Pour mettre en perspective les travaux de Christophe Guilluy, et plus particulièrement « La France périphérique » (2014) qui a suscité de fortes réactions à gauche et sur lequel le monde de la recherche s’est déchaîné en accusant Guilluy de donner une représentation faussée et politique du territoire et, surtout, de ceux qui le peuplent, je vous invite à lire une très intéressante analyse parue sur Slate.fr au moment de sa parution : «La France périphérique» de Christophe Guilluy: la géographie est un sport de combat.
Le mouvement des « gilets jaunes » lui donnerait, quatre ans après, plutôt raison… au minimum conjoncturellement, plus particulièrement sur le fait que les radicalités sociales allaient venir de la périphérie. Mais cela marque-t-il pour autant la disparition des classes sociales avec la fusion des classes populaires et des classes moyennes qui formeraient le peuple laissé seul fasse aux élites ?
Ainsi, dans son nouveau livre, No Society, il décrirait ce phénomène de “disparition de la classe moyenne occidentale”. Anaïs Collet, sociologue à l’université de Strasbourg, rejette vigoureusement ce postulat
Il est impossible de parler sérieusement et de manière empiriquement fondée de “la classe moyenne occidentale”, au singulier.
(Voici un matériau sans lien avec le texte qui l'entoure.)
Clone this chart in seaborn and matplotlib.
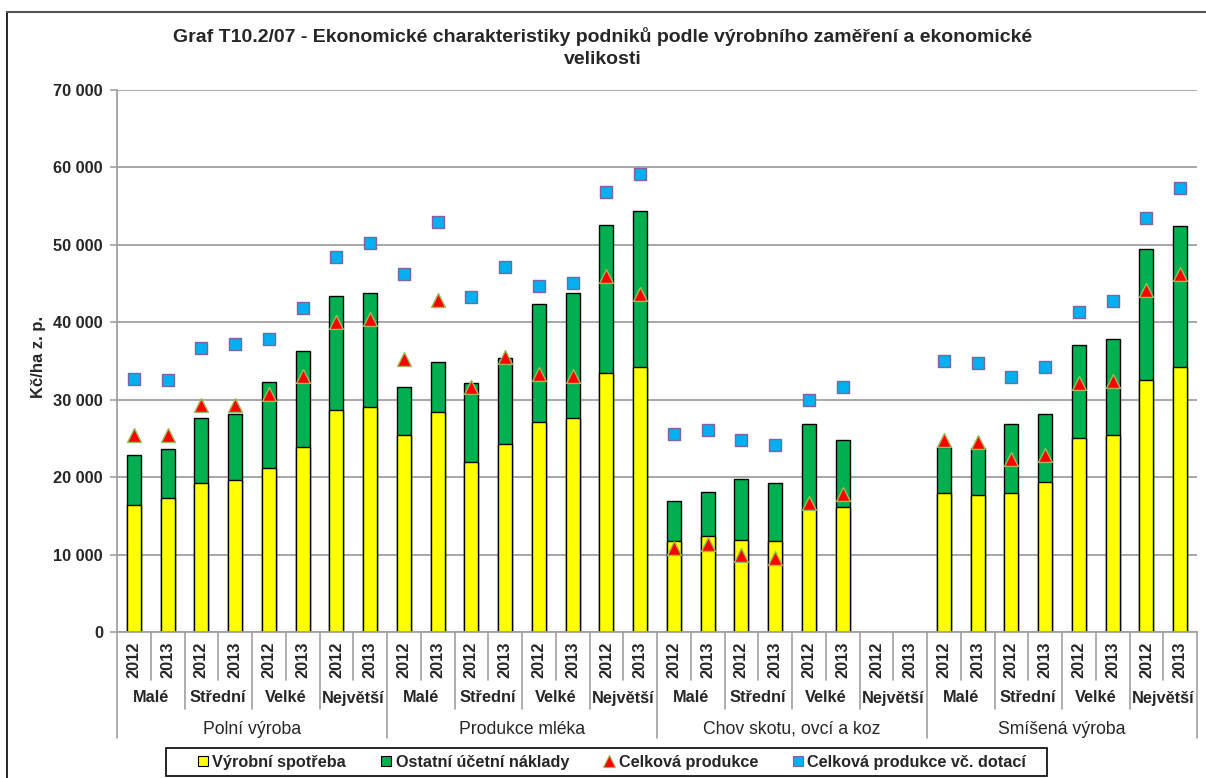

De fait, le livre de Guilluy ne comporte aucune définition claire et stable de ce que recouvre cette expression, qui sert avant tout à attirer lecteurs et commentateurs. La thèse formulée par l’auteur – de manière très impressionniste – est que les anciennes classes moyennes auraient subi un vaste décrochage et formeraient aujourd’hui le gros du bataillon des classes populaires. Cette thèse n’est pas vérifiée, du moins en France. Les professions intermédiaires – infirmiers, travailleurs sociaux, professeurs des écoles, personnels administratifs de catégorie B des collectivités locales, techniciens de l’industrie, des services commerciaux ou comptables des entreprises, etc. – sont loin d’avoir disparu : elles forment le cœur indiscutable des classes moyennes et représentent un quart de l’emploi, un chiffre en croissance. En outre, si la mobilité sociale n’a pas augmenté depuis les années 1980, elle n’a pas non plus diminué et ce sont précisément les enfants issus de ce groupe qui ont vu le plus progresser leurs chances d’ascension sociale. C’est pour les classes populaires que l’horizon s’est un peu assombri depuis le milieu des années 2000.
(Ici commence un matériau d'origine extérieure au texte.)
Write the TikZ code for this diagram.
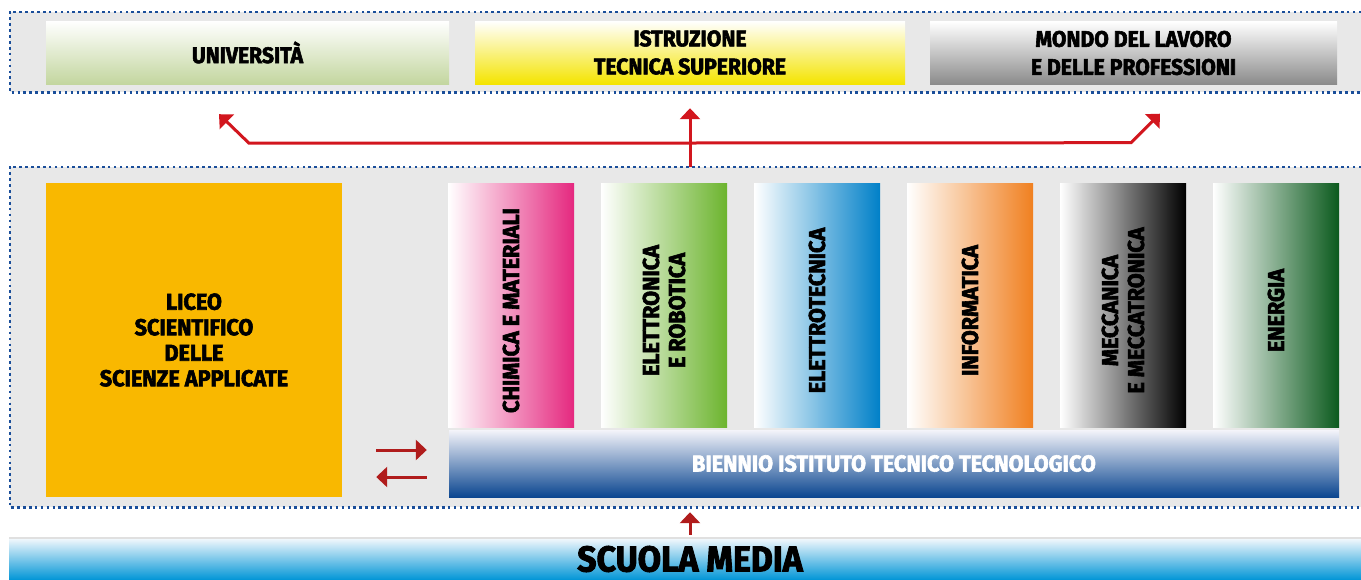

Par ailleurs, Christophe Guilluy est plus un pamphlétaire, qui plus est faisant partie de cette catégorie des élites (médiatiques) qu’il fustige, qu’un réel scientifique appliquant les règles du débat scientifique ainsi que le soulignait Aurélien Delpirou, géographe à l’Ecole d’urbanisme de Paris à occasion de la sortie de « No Society » :
« La réalité est que Christophe Guilluy a une connaissance très superficielle du champ académique et de ses productions. Les chercheurs et enseignants-chercheurs ne constituent en aucun cas un bloc homogène aux plans scientifique et politique, dont les théories et intérêts seraient convergents. Bien au contraire, le monde académique est traversé de nombreuses controverses, parfois très vives, mais dans le respect des règles du débat scientifique (qui s’appliquent partout dans le monde) : honnêteté et rigueur intellectuelles, validité empirique, confrontation des résultats. Par ailleurs, la question des effets de la mondialisation sur les sociétés et les territoires est au cœur des sciences sociales depuis presque trente ans, bien avant la publication des premiers ouvrages de Guilluy. Ainsi, en économie et en sociologie, la thèse de la « moyennisation » de la société (Henri Mendras) a été battue en brèche par de très nombreux travaux sur « le retour des classes sociales » (selon le titre d’un article fameux de Louis Chauvel paru en 2001), le creusement des inégalités à toutes les échelles (d’Edmond Préteceille à Thomas Piketty), les nouveaux « ouvriers après la classe ouvrière » (Stéphane Beaud et Michel Pialoux). En géographie, Guilluy s’attribue des notions forgées et diffusées dès le début des années 1990 par des universitaires, comme le « périurbain subi » (Martine Berger, Lionel Rougé) ; par ailleurs, de très nombreux travaux, thèses, mémoires ont documenté les effets de la désindustrialisation sur les petites villes et les territoires ruraux, la fragilisation des villes moyennes, le « décrochage » de certaines campagnes. »
Pour ces chercheurs, derrière le peuple, nous assisterions d’abord et avant tout au retour des classes sociales.